Jethro Tull 40th Anniversary Tour
Posted by bitguru on August 6, 2008
I have intended to attended a Jethro Tull show since the early 80s. I finally got around to it tonight. Tull doesn’t get enough credit, I don’t think, for the influence it has had on rock music.
I used to be a pretty serious Tull fan. I had all of their albums (on vinyl) from This Was (1968) through Broadsword and the Beast (1982) and I could name them chronologically. I collected more obscure Tull releases, such as a 45rpm EP and an Italian “best of” LP with slightly different songs.
They started losing me with Under Wraps (1984) and I became a more casual fan. I wouldn’t run across new Tull albums until months or years after they had been released. When Crest of a Knave (1987) won a Grammy for Best Hard Rock/Metal Performance I hadn’t even realized Tull was in the running. (Whether Tull should be categorized as Hard Rock/Metal is debatable. I would generally say no, despite some evidence to the contrary this evening.)
The concert itself was a mixed bag. They stuck with their early works, performing only one tune written after 1976 1978. I think they chose well for the first and last third of the program. The middle third, featuring Farm on the Freeway (1987) and Dharma for One (1968), I was less happy with.
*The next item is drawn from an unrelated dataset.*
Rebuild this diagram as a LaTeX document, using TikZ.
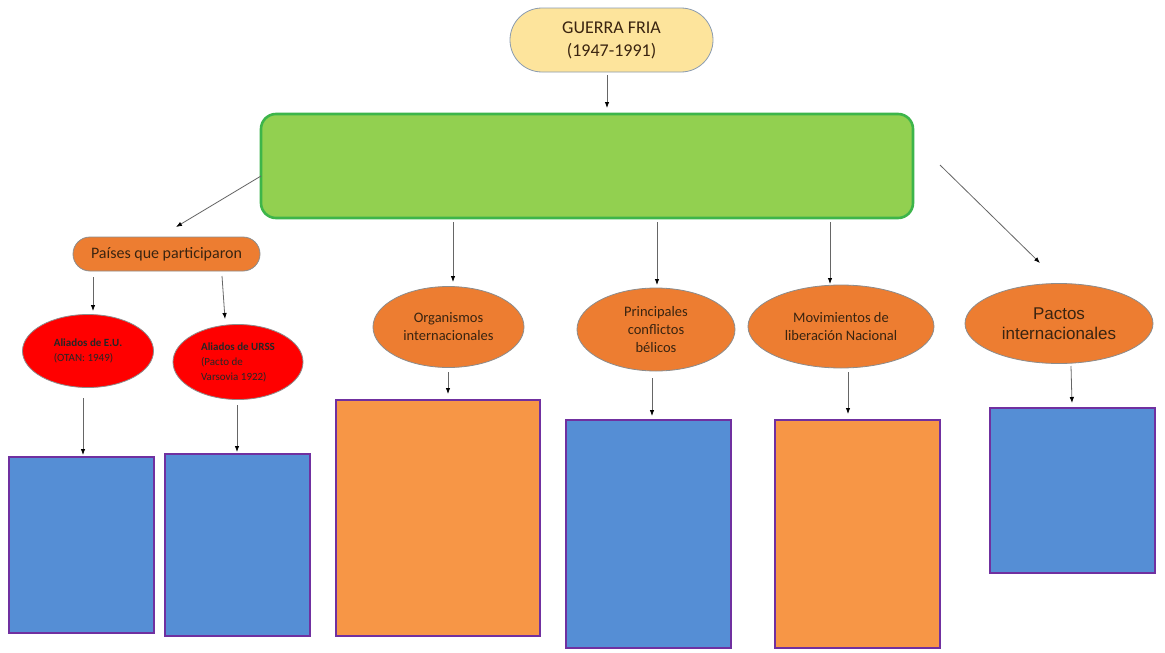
\documentclass[tikz,border=0pt]{standalone}
\usepackage{fontspec}
\setmainfont{Carlito}
\newfontfamily\arialf{Liberation Sans}
\usetikzlibrary{shapes.geometric,arrows.meta}
\definecolor{gfill}{HTML}{FDE49C}
\definecolor{gborder}{HTML}{8A9BB0}
\definecolor{greenf}{HTML}{92D050}
\definecolor{greenb}{HTML}{3DB54A}
\definecolor{orangef}{HTML}{ED7D31}
\definecolor{orangeb}{HTML}{F79646}
\definecolor{bluef}{HTML}{558ED5}
\definecolor{purpleb}{HTML}{7030A0}
\definecolor{txt}{HTML}{3A2410}
\begin{document}
\begin{tikzpicture}[x=1pt,y=-1pt,
  conn/.style={draw=black!60,line width=0.8pt,-{Latex[length=6pt,width=4.5pt,black]}},
  oval/.style={ellipse,draw=black!45,line width=0.8pt,fill=orangef,inner sep=0pt,text=txt,align=center,font=\fontsize{14.5}{18}\selectfont},
  redoval/.style={ellipse,draw=black!45,line width=0.8pt,fill=red,inner sep=0pt,text=black!85,align=left,font=\fontsize{11}{15}\selectfont},
  blk/.style={rectangle,draw=purpleb,line width=2pt,inner sep=0pt},
  bluebox/.style={blk,fill=bluef},
  orangebox/.style={blk,fill=orangeb}]
\useasboundingbox (0,0) rectangle (1165,653);
\fill[white] (0,0) rectangle (1165,653);

% top
\node[rectangle,rounded corners=32pt,draw=gborder,line width=0.8pt,fill=gfill,minimum width=203pt,minimum height=64pt,align=center,text=txt,font=\fontsize{18}{23}\selectfont] (gf) at (611.5,40) {GUERRA FRIA\\(1947-1991)};

\node[rectangle,rounded corners=15pt,draw=greenb,line width=2.6pt,fill=greenf,minimum width=652pt,minimum height=104pt] (green) at (587,166) {};

\node[rectangle,rounded corners=17pt,draw=black!45,line width=0.8pt,fill=orangef,minimum width=187pt,minimum height=34pt,text=txt,font=\fontsize{16}{18}\selectfont] (paises) at (166.5,254) {Países que participaron};

% red ellipses
\node[redoval,minimum width=131pt,minimum height=73pt] (eu) at (88,351) {\textbf{Aliados de E.U.}\\(OTAN: 1949)};
\node[redoval,minimum width=130pt,minimum height=75pt] (urss) at (238,362) {\textbf{Aliados de URSS}\\(Pacto de\\Varsovia 1922)};

% orange ovals
\node[oval,minimum width=151pt,minimum height=81pt] (org) at (448.5,327) {Organismos\\internacionales};
\node[oval,minimum width=158pt,minimum height=83pt] (prin) at (656,329.5) {Principales\\conflictos\\bélicos};
\node[oval,minimum width=186pt,minimum height=83pt] (mov) at (841,326.5) {Movimientos de\\liberación Nacional};
\node[oval,minimum width=188pt,minimum height=80pt,font=\arialf\fontsize{17}{20}\selectfont] (pac) at (1059,323.5) {Pactos\\internacionales};

% boxes
\node[bluebox,minimum width=145pt,minimum height=176pt] (b1) at (81.5,545) {};
\node[bluebox,minimum width=145pt,minimum height=182pt] (b2) at (237.5,545) {};
\node[orangebox,minimum width=204pt,minimum height=236pt] (o1) at (438,518) {};
\node[bluebox,minimum width=165pt,minimum height=228pt] (b3) at (648.5,534) {};
\node[orangebox,minimum width=165pt,minimum height=228pt] (o2) at (857.5,534) {};
\node[bluebox,minimum width=165pt,minimum height=165pt] (b4) at (1072.5,490.5) {};

% connectors
\coordinate (gfs) at (607,75);
\coordinate (gfe) at (607,108);
\draw[conn] (gfs) -- (gfe);
\coordinate (c1s) at (261,176);
\coordinate (c1e) at (176,227);
\draw[conn] (c1s) -- (c1e);
\coordinate (c2s) at (453,222); \coordinate (c2e) at (453,282);
\draw[conn] (c2s) -- (c2e);
\coordinate (c3s) at (657,222); \coordinate (c3e) at (657,285);
\draw[conn] (c3s) -- (c3e);
\coordinate (c4s) at (830,222); \coordinate (c4e) at (830,284);
\draw[conn] (c4s) -- (c4e);
\coordinate (c5s) at (940,165); \coordinate (c5e) at (1040,263);
\draw[conn] (c5s) -- (c5e);

\coordinate (p1s) at (93,277); \coordinate (p1e) at (93,311);
\draw[conn] (p1s) -- (p1e);
\coordinate (p2s) at (222,276); \coordinate (p2e) at (225,319);
\draw[conn] (p2s) -- (p2e);

\coordinate (r1s) at (83,398); \coordinate (r1e) at (83,455);
\draw[conn] (r1s) -- (r1e);
\coordinate (r2s) at (237,405); \coordinate (r2e) at (237,452);
\draw[conn] (r2s) -- (r2e);

\coordinate (o1s) at (448,372); \coordinate (o1e) at (448,394);
\draw[conn] (o1s) -- (o1e);
\coordinate (o2s) at (652,378); \coordinate (o2e) at (652,416);
\draw[conn] (o2s) -- (o2e);
\coordinate (o3s) at (848,372); \coordinate (o3e) at (848,414);
\draw[conn] (o3s) -- (o3e);
\coordinate (o4s) at (1071,366); \coordinate (o4e) at (1072,403);
\draw[conn] (o4s) -- (o4e);
\end{tikzpicture}
\end{document}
Ian Anderson sounded great on flute and mandolin his tiny acoustic guitar. (He was also good on harmonica for one tune. He didn’t play any violin, saxophone, or synth.) On the other hand, his singing wasn’t so great, though I can hardly fault him for that. That’s what I get for not attending a show twenty years ago.
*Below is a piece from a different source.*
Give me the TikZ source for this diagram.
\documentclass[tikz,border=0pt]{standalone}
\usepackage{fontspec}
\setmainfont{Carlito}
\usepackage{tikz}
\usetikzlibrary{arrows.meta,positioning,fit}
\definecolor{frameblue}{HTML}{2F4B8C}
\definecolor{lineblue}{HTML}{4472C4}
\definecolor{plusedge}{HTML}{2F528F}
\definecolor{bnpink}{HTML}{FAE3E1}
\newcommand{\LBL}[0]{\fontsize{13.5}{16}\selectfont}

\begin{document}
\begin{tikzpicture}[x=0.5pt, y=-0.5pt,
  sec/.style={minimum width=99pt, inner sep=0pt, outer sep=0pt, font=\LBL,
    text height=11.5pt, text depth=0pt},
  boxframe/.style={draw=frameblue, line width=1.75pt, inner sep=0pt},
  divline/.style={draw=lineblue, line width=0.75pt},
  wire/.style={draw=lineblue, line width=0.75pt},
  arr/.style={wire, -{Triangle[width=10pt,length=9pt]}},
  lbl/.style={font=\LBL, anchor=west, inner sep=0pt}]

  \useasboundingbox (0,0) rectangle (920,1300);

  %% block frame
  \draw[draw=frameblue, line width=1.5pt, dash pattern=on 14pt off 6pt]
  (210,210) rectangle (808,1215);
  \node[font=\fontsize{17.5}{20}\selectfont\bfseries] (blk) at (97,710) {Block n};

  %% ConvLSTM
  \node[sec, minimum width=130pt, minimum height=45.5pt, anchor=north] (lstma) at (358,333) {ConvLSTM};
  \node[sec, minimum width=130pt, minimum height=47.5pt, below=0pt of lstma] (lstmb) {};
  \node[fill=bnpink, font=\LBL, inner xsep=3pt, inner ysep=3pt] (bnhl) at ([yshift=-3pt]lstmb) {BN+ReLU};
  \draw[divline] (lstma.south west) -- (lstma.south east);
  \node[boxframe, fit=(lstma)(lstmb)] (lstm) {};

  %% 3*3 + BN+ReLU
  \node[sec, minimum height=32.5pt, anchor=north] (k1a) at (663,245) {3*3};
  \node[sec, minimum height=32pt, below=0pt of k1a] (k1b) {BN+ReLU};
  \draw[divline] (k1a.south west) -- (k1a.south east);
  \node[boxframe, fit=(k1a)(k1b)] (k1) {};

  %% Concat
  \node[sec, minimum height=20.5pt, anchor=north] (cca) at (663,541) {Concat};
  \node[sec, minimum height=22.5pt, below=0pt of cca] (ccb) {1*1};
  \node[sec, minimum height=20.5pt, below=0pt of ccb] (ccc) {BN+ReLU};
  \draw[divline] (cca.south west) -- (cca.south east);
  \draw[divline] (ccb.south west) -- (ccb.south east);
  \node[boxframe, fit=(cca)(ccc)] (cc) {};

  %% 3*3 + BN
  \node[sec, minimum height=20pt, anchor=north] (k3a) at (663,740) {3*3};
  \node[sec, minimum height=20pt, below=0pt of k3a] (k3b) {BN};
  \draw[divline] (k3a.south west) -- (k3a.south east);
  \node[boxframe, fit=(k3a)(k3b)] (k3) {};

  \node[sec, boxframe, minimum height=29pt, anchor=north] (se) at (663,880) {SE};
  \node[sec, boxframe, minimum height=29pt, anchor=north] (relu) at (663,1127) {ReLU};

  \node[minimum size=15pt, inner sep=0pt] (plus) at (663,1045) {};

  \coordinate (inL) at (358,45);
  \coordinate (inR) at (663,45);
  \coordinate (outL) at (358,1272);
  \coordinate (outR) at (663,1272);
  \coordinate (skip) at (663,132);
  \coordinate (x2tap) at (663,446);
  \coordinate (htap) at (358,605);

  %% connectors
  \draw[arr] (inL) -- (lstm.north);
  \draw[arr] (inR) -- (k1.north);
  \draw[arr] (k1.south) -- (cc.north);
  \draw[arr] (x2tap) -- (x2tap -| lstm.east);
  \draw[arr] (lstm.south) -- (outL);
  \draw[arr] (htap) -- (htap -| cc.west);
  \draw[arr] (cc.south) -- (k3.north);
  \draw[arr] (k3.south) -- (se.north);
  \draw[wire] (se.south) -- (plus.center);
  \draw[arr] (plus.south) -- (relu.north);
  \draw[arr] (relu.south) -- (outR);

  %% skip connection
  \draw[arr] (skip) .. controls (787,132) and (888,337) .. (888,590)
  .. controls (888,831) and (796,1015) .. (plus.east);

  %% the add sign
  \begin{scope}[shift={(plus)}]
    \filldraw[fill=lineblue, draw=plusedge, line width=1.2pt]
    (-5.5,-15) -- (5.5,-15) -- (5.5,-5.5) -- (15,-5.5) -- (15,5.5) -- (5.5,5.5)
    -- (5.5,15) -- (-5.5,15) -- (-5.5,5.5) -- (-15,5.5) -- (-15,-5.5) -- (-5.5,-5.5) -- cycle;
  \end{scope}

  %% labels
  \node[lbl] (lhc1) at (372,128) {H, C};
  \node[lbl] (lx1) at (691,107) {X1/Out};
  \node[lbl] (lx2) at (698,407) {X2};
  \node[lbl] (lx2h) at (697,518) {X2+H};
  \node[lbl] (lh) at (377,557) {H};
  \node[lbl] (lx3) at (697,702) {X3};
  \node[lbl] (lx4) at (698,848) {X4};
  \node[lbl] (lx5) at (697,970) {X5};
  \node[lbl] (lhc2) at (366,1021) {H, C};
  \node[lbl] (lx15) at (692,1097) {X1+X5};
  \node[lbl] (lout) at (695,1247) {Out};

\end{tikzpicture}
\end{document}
Martin Barre sounded great on electric guitar. Drums were fine. Keyboards were also fine, if usually buried. An exception was the excellent piano (synth piano, but with pretty decent samples) intro to the Locomotive Breath encore.
That leaves bass, which I had serious problems with. I’m reasonably sure that David Goodier (introduced only as “bassist #7” until the curtain call) was playing it ok, but the lowest notes barely came out. They sounded muddy and lacked attack and definition. This was especially evident in A Song for Jeffrey, A New Day Yesterday, the part of Thick as a Brick that goes into driving 5/4 time, and the slow section in the middle of Aqualung.
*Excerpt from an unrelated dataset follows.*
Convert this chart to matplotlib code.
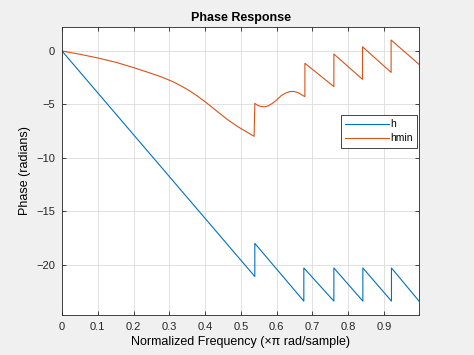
import matplotlib
matplotlib.use("Agg")
import matplotlib.pyplot as plt

# Normalized frequency (x pi rad/sample) breakpoints
h_freq = [0, 0.539, 0.539, 0.676, 0.676, 0.760, 0.760, 0.841, 0.841,
          0.921, 0.921, 0.998]
h_phase = [0, -21.1, -18.0, -23.4, -20.3, -23.4, -20.3, -23.4, -20.3,
           -23.4, -20.3, -23.4]

hmin_freq = [0, 0.05, 0.1, 0.15, 0.2, 0.25, 0.28, 0.31, 0.335, 0.358, 0.38,
             0.404, 0.43, 0.46, 0.49, 0.515, 0.537,
             0.539, 0.548, 0.558, 0.567, 0.577, 0.588, 0.6, 0.612, 0.624,
             0.636, 0.648, 0.66, 0.67, 0.679,
             0.679, 0.760, 0.760, 0.840, 0.840, 0.920, 0.920, 0.998]
hmin_phase = [0, -0.3, -0.65, -1.05, -1.55, -2.1, -2.45, -2.87, -3.3, -3.75, -4.25,
              -4.85, -5.55, -6.35, -7.05, -7.55, -7.98,
              -4.9, -5.1, -5.2, -5.22, -5.12, -4.9, -4.58, -4.2, -3.95,
              -3.8, -3.78, -3.9, -4.1, -4.27,
              -1.15, -3.33, -0.28, -2.65, 0.40, -2.0, 1.03, -1.25]

xticks = [0, 0.1, 0.2, 0.3, 0.4, 0.5, 0.6, 0.7, 0.8, 0.9]
xtick_labels = ['0', '0.1', '0.2', '0.3', '0.4', '0.5', '0.6', '0.7', '0.8', '0.9']
yticks = [-20, -15, -10, -5, 0]

plt.rcParams['font.family'] = ['Liberation Sans', 'DejaVu Sans']

fig = plt.figure(figsize=(4.74, 3.55), dpi=100, facecolor='#f0f0f0')
ax = fig.add_axes([0.1308, 0.1127, 0.7532, 0.8113])
ax.set_facecolor('white')

ax.plot(h_freq, h_phase, color='#0072BD', lw=0.8, label='h')
ax.plot(hmin_freq, hmin_phase, color='#D95319', lw=0.8, label='hmin')

ax.set_xlim(0, 0.998)
ax.set_ylim(-24.7, 2.25)
ax.set_xticks(xticks)
ax.set_xticklabels(xtick_labels)
ax.set_yticks(yticks)
ax.tick_params(direction='in', length=3, width=0.6, labelsize=8,
               top=True, right=True, colors='#262626', pad=5)
ax.grid(True, color='#dcdcdc', lw=0.6)
ax.set_axisbelow(True)
for s in ax.spines.values():
    s.set_color('#262626')
    s.set_linewidth(0.6)

ax.set_title('Phase Response', fontsize=9, fontweight='bold', pad=4)
ax.set_xlabel('Normalized Frequency (\u00d7\u03c0 rad/sample)', fontsize=9, labelpad=3)
ax.set_ylabel('Phase (radians)', fontsize=9, labelpad=4)

leg = ax.legend(loc='upper right', bbox_to_anchor=(0.994, 0.694),
                borderaxespad=0, fontsize=7.5, handlelength=4.2,
                handletextpad=0.1, fancybox=False, framealpha=1,
                edgecolor='#262626', borderpad=0.4, labelspacing=0.4)
leg.get_frame().set_linewidth(0.6)

fig.savefig('out.png', dpi=100, facecolor=fig.get_facecolor())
I know how the bass lines in those songs are supposed to go, so I could (almost, barely) hear it, but I doubt I could say the same for those in the audience who were less familiar. The bass did sound better when it wasn’t playing on the lowest string. If I had to guess, I’d say that Wolf Trap‘s loudspeakers just couldn’t handle the low frequencies well enough. (The house loudspeakers at least—I wasn’t in a position to hear the lawn loudspeakers. Perhaps they were ok.) It seems odd that this could be the case, but I’m not sure how else to explain it.
Sometimes I would hear a flute even though Anderson was doing something else. Usually it appeared that the synth player was covering it, but occasionally not. Was it on tape or something? A couple of times Goodier covered flute parts on glockenspiel. On Reasons for Waiting, which has multiple simultaneous flutes on the album, most of the flute parts were covered by an on-stage string quartet.
I’m glad I went to the show, but it didn’t quite meet my expectations.